Istanbul
Turkey’s central bank won’t explain what’s behind the recent moves in its foreign currency reserves — and that’s making investors nervous.
The lira weakened more than any other currency on Thursday amid speculation that the central bank was using money borrowed from commercial banks in short-term swaps to inflate its foreign reserve figures. It sank nearly 2 per cent on growing concerns before paring some of those losses.
Here’s a quick look at what’s going on:
How much does Turkey hold in foreign currency reserves?
That depends on what you count. Net international reserves as defined by the International Monetary Fund stood at $28.4 billion in the week through April 12. But the central bank says it’s misleading to focus on the net figures and instead urges investors to look at its gross reserves, which amount to a little under $98 billion.
The central bank reports the lower, or net, figure because of a standby financing deal Turkey signed with the IMF nearly two decades ago, according to Ibrahim Turhan, a former deputy central bank governor. He agrees that it makes more sense to focus on the gross figure, which includes the amount commercial lenders park at the central bank as a requirement against their dollar liabilities. As long as Turkish residents keep their foreign currency savings at banks, then a part of that will continue to be held at the central bank, which can use those funds in any way it sees fit, Turhan said.
Why do investors care so much about Turkey’s reserves?
Turkey has about $118 billion of foreign-currency debt maturing within the next 12 months. It’ll need the central bank’s buffers to meet those obligations if the flow of capital that finances the economy slows.
Foreign investors have already withdrawn a net $1.6 billion from the lira-denominated bond market this year amid political and economic turbulence. A sudden drop in reserves in March prompted the lira’s biggest single-day decline since last year’s currency crash. JPMorgan Chase & Co. recommends investors sell the lira, citing the drawdown.
Why do investors fear the reserve numbers might be inflated?
Turkey’s central bank began last month borrowing excess foreign currency from commercial lenders through FX swap auctions, lending the banks liras in return. Since the swaps were introduced, there’s been a steady build-up in its reserves, prompting speculation that the borrowed money was being used by the central bank to give the impression that its foreign currency stockpiles were growing when much of the money is destined for other uses.
How much money are we talking about?
In the first three weeks after the FX swaps were introduced through April 12, net reserves rose by just over 20 billion liras, or around $3.5 billion at today’s fixing. The amount the central bank borrowed during the period was just under $13 billion, leaving around $9 billion unaccounted for assuming the borrowed amount is reflected in reserves one for one. If that’s the case, for the net reserves to remain steady, the central bank would need to roll over the swaps every week when they expire.
So, where is the money?
We don’t know. That’s the short answer. The longer answer is that the amount the central bank may have used to repay maturing foreign debt or what it may have sold to Turkey’s state energy company, which pays for gas imports, doesn’t add up to such large amounts.

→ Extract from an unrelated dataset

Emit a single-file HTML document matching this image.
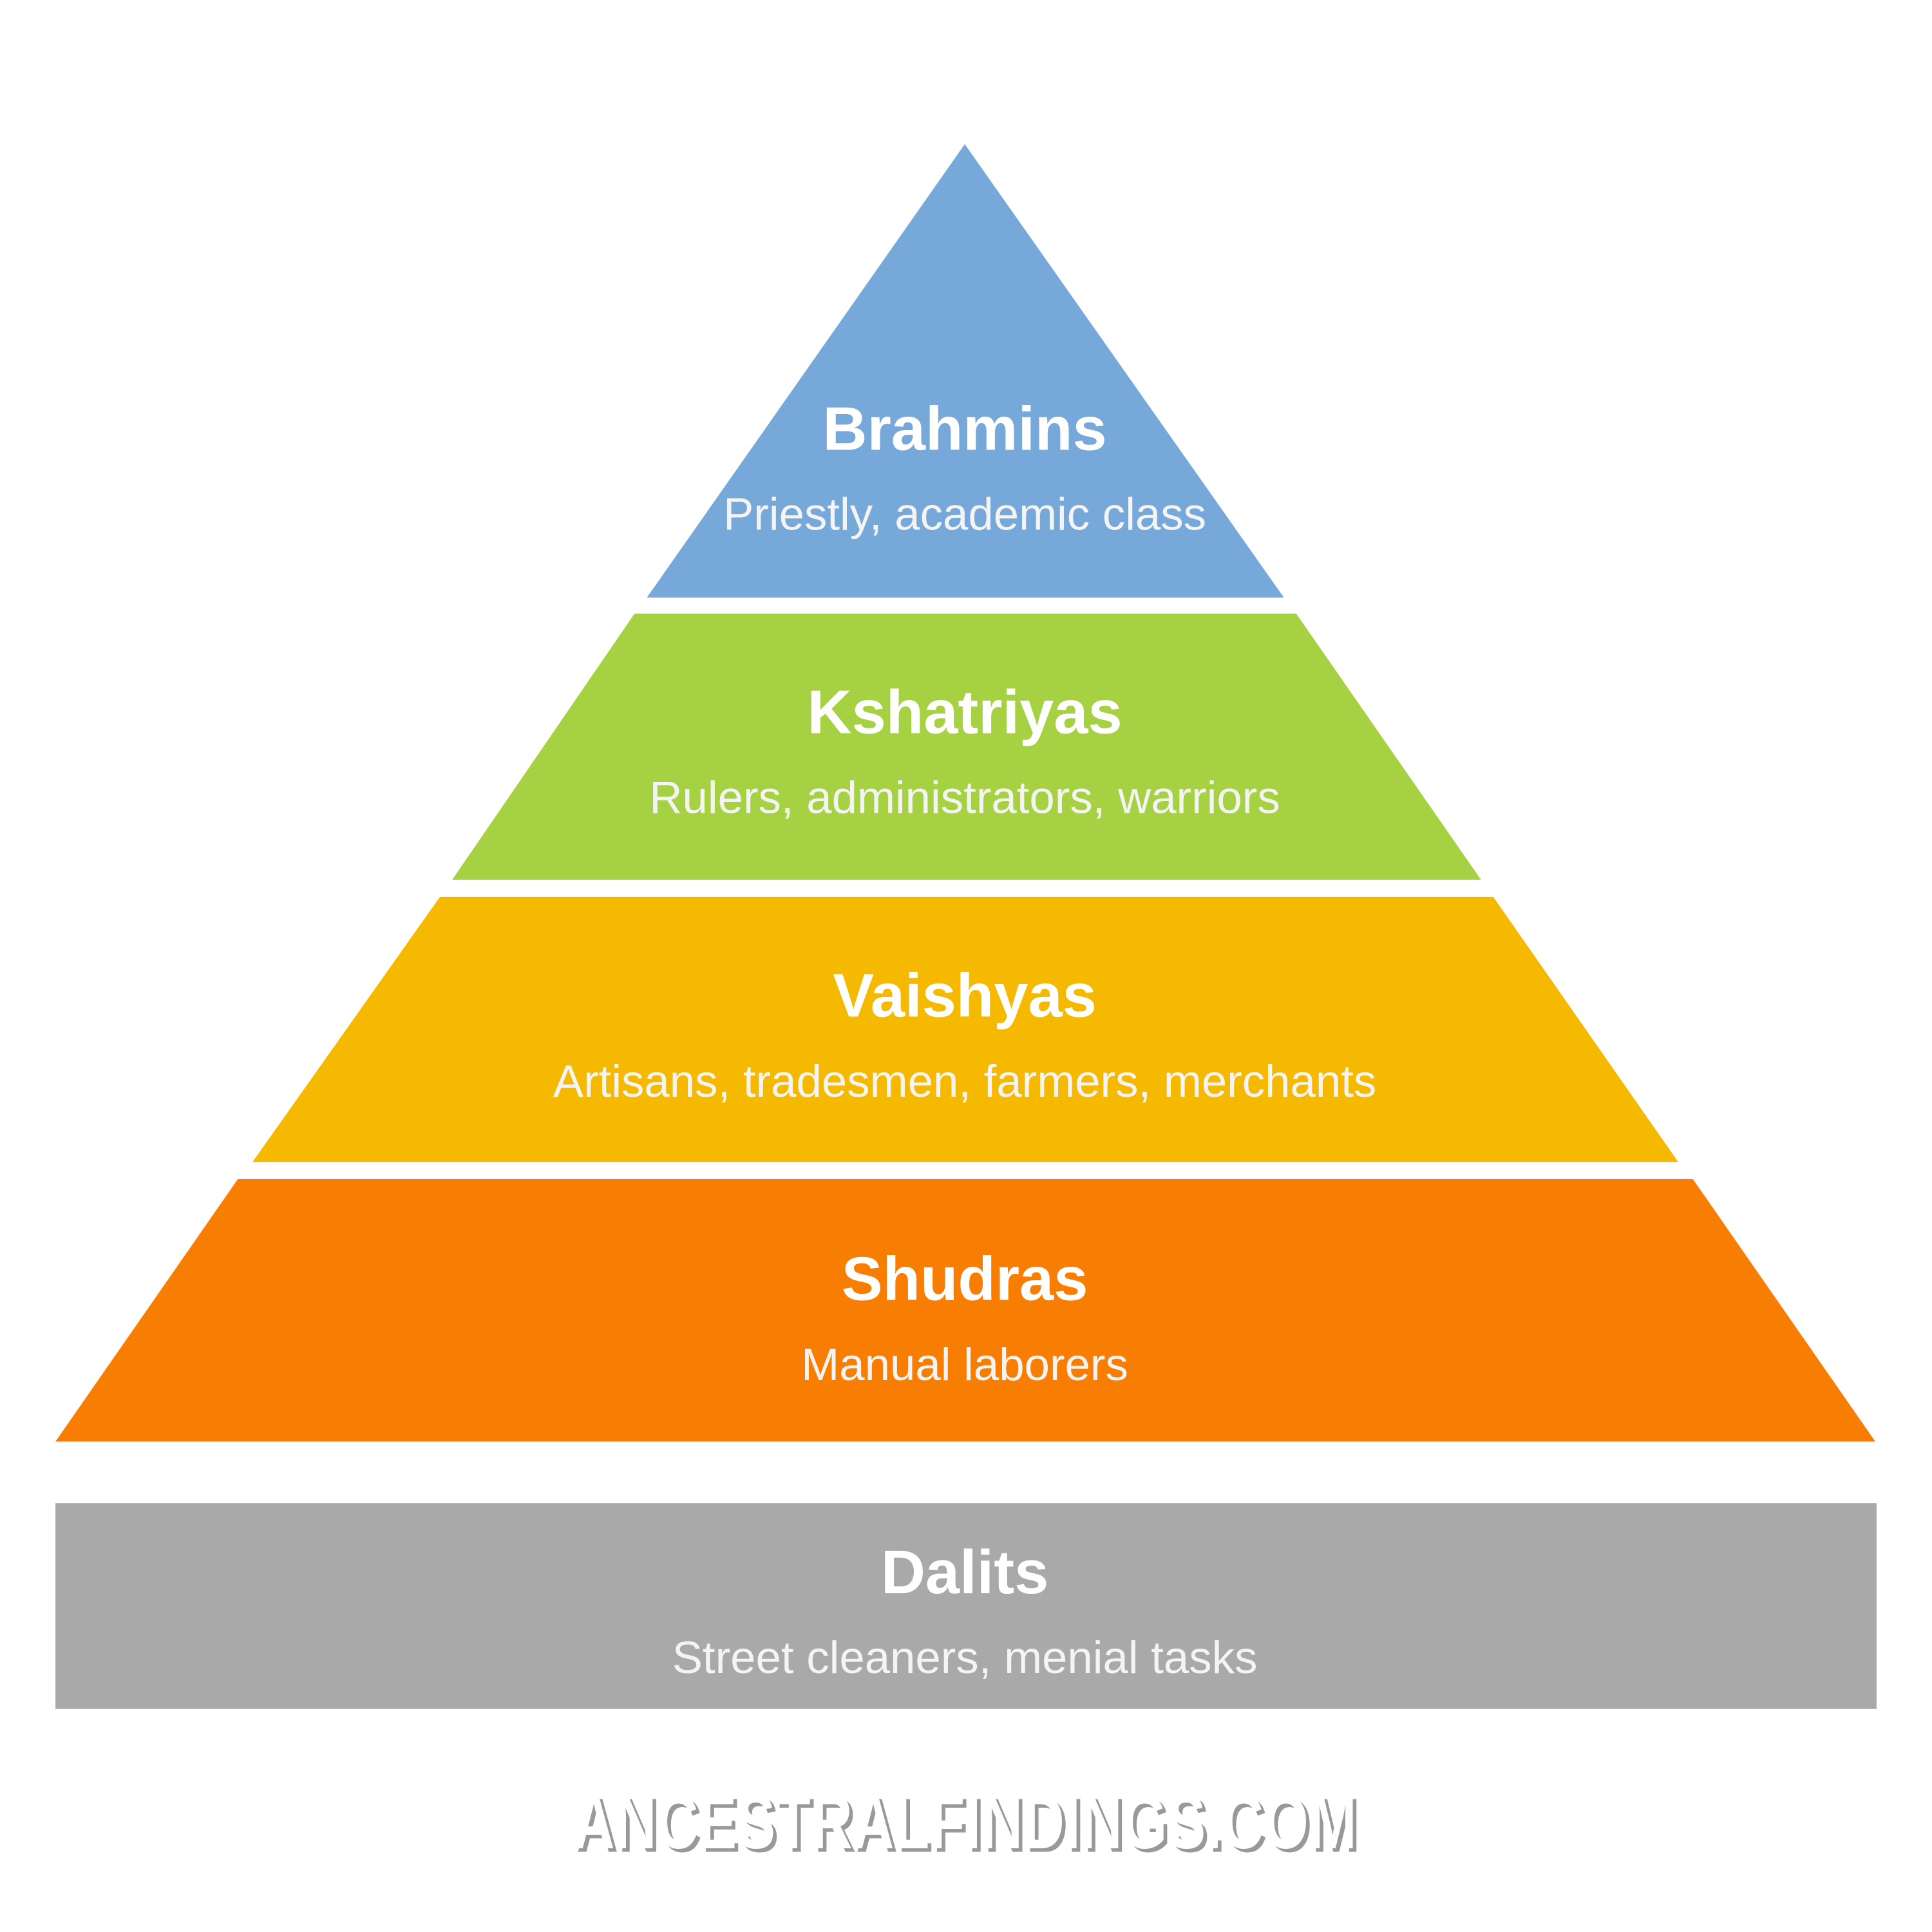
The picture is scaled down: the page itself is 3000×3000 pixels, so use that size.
<!DOCTYPE html>
<html><head><meta charset="utf-8"><style>
html,body{margin:0;padding:0;background:#fff;}
svg{display:block;}
text{font-family:"Liberation Sans",sans-serif;fill:#fff;text-anchor:middle;}
.t{font-weight:bold;font-size:50px;}
.s{font-size:37px;fill:#f4f4f4;}
</style></head><body>
<svg width="3000" height="3000" viewBox="0 0 1568 1568" xmlns="http://www.w3.org/2000/svg">
<rect width="1568" height="1568" fill="#fff"/>
<polygon points="783,117 1042,485 525,485" fill="#76a8d9"/>
<polygon points="515,498 1052,498 1202,714 367,714" fill="#a6d143"/>
<polygon points="357,728 1212,728 1362,943 205,943" fill="#f6b902"/>
<polygon points="193,957 1374,957 1522,1170 45,1170" fill="#f77d03"/>
<rect x="45" y="1220" width="1478" height="167" fill="#a9a9a9"/>
<text class="t" x="783" y="365">Brahmins</text>
<text class="s" x="783" y="430">Priestly, academic class</text>
<text class="t" x="783" y="595">Kshatriyas</text>
<text class="s" x="783" y="660">Rulers, administrators, warriors</text>
<text class="t" x="783" y="825">Vaishyas</text>
<text class="s" x="783" y="890">Artisans, tradesmen, farmers, merchants</text>
<text class="t" x="783" y="1055">Shudras</text>
<text class="s" x="783" y="1120">Manual laborers</text>
<text class="t" x="783" y="1293">Dalits</text>
<text class="s" x="783" y="1358">Street cleaners, menial tasks</text>
<text x="786" y="1503" style="font-weight:bold;font-size:62px;fill:#999;font-family:'Liberation Sans Narrow','Liberation Sans',sans-serif;" textLength="636" lengthAdjust="spacingAndGlyphs">ANCESTRALFINDINGS.COM</text>
<text x="783" y="1500" style="font-weight:bold;font-size:62px;fill:#fff;font-family:'Liberation Sans Narrow','Liberation Sans',sans-serif;" textLength="636" lengthAdjust="spacingAndGlyphs">ANCESTRALFINDINGS.COM</text>
</svg>
</body></html>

That has led to speculation that the central bank is using its FX arsenal to support the lira. The central bank is obliged to announce currency market interventions, however, and it hasn’t done so. According to central bank data, the last such intervention was done on Jan. 23, 2014. That’s left investors wondering whether the central bank is intervening indirectly. Traders say state lenders have been on the selling side of the dollar trade in recent weeks.
What do the investors say?
Most economists say the Turkish central bank owes investors a thorough explanation of what appears to be a discrepancy in the foreign-currency reserve data. Its credibility is already in question after repeated pressure from President Recep Tayyip Erdogan, who’s embarked on increasingly interventionist economic policies and lashed out at banks for giving negative guidance.
For Win Thin, global head of currency strategy at Brown Brothers Harriman & Co., the reserves saga is not just a matter of transparency over a single data point. “The real takeaway is that the institutional framework appears to be breaking down further in Turkey,” he said.